Di certo il partito di Arafat si è dimostrato corrotto e inefficiente nella gestione dell’Anp, e tuttora non ha una piattaforma politica chiara e una forte coesione interna come i rivali di Hamas. Per sostenere Abu Mazen, Bush ha recentemente affermato che ora spetta ai palestinesi scegliere tra gli estremisti di Hamas e i moderati di Fatah ma, continua l’Herald Tribune, “dopotutto i palestinesi hanno scelto Hamas nel 2006 per governarli, e molti di loro credono che il boicottaggio guidato dagli Usa in realtà non gli abbia dato una reale possibilità di governo”. Ritorna il paradosso di fondo con il quale l’Occidente trova difficile misurarsi: cosa fare quando elezioni democratiche sono vinte da forze politiche che vogliono sostituire la democrazia con una dittatura, laica o religiosa che sia? Non ha tutti i torti D’Alema quando ricorda che “Hamas è una forza reale che rappresenta tanta parte del popolo palestinese. Si è resa protagonista di atti terroristici, ma è anche un movimento popolare e per l'Occidente non riconoscere un governo eletto democraticamente non è una straordinaria lezione di democrazia”. Tuttavia una posizione di questo genere verso i partiti anti-democratici ha fatto tanti danni in passato, e rischia di farne anche nella situazione attuale. È facile ricordare che anche fascismo e nazismo hanno democraticamente vinto le elezioni in Italia e Germania, e che l’appeasement del 1938 a Monaco ha solo rafforzato Hitler nella preparazione della Seconda Guerra Mondiale, che comunque è avvenuta.

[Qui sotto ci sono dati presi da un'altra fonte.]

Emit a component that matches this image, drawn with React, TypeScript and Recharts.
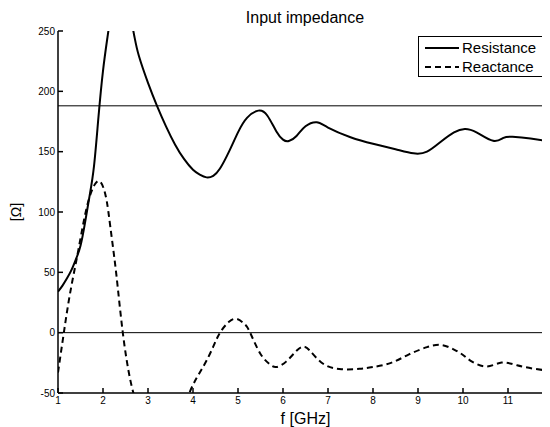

È ancor più importante ricordare che mentre nell’ultimo anno l’Europa discuteva se riconoscere o no il governo espressione di Hamas, quello stesso governo e quello stesso partito che avevano democraticamente vinto le elezioni ammazzavano a sangue freddo funzionari, deputati e ufficiali di Fatah, e accumulavano armi per il golpe di Gaza. Golpe durante il quale i miliziani di Hamas non hanno avuto nessuna pietà né per i poliziotti dell’Anp né per i civili, uccisi a colpi di kalashnikov, oppure gambizzati, o ancora buttati dal quinto piano dei palazzi come il cuoco di Abu Mazen. Quest’ultimo, poi, è più volte stato oggetto di attentati da parte di quella stessa Hamas che D’Alema gli chiede di far sedere al suo fianco. Come ci si può fidare ancora di Hamas dopo la guerra civile che ha scatenato a Gaza, armata e finanziata dall’Iran di Ahmadinejad? Come si possono dare aiuti economici alla striscia sapendo che andranno a finanziare la costruzione di missili qassam e l’indottrinamento anti-occidentale nelle scuole religiose? In tale difficile situazione sostenere una Anp affetta da inefficienza e corruzione premendo perché tenti di riformarsi e di costruire uno Stato palestinese decente, pacifico e moderato, potrebbe rivelarsi il male minore. De Gasperi, nell’Italia del 1948, rispondeva a chi lo criticava per i suoi alleati nella lotta contro un Pci che poteva vincere le elezioni democratiche per instaurare un regime non democratico, che “ognuno costruisce con i mattoni che ha”. E purtroppo oggi sono questi i mattoni che si trovano in Medio Oriente.